After working for Congressman Les Aspin as staff director of the sub-committee on covert action in the House Permanent Select Committee on Intelligence, Fuerth spent many years working for Al Gore in a variety of capacities. In the 1980s he worked for Congressman Gore on issues such as arms control and stability. In 1985 Fuerth joined Gore's senatorial staff where he also worked on issues of national security.

==White House career==
When Gore became Vice President in January, 1993, Fuerth became his national security adviser. He operated, by Presidential order, as a full member of the Principals and Deputies Committees in both the National Security Council and the National Economic Council. During his tenure he worked on issues relating to the following countries: South Africa, Russia, Egypt, Ukraine and Kazakhstan.
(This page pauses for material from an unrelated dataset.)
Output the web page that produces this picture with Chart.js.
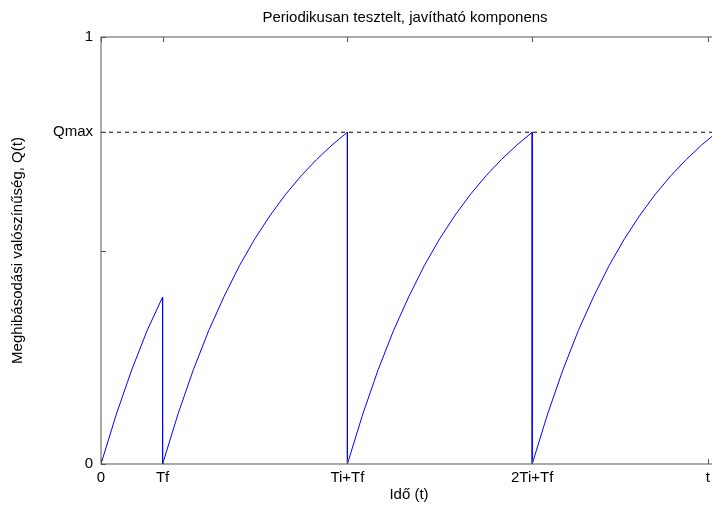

His former experiences as a foreign service officer in the Balkans proved useful in his pursuit of sanctions against Slobodan Milošević's regime in Serbia, his tenacious approach earning the nickname 'Mr Sanctions' from President Clinton. Through his management of a bilateral commission with South Africa, Fuerth also spent time fighting the spread of AIDS. He would have likely been named Presidential National Security Advisor, had Gore prevailed in the 2000 election.

==Academic career==
Upon leaving public service, Fuerth joined academia. He is a research professor at the Elliott School of International Affairs at the George Washington University in Washington, D.C. In this capacity, he teaches graduate students and works to develop the concept of "forward engagement," with support from both the university and the Rockefeller Brothers Fund. The Project on Forward Engagement seeks to develop the means to incorporate systematic long-range thinking into national and global policymaking. Fuerth continues to be active in the Democratic Party, and acted as a foreign policy adviser to Howard Dean during his 2004 Presidential candidacy. He is also a guiding coalition member of the Project on National Security Reform.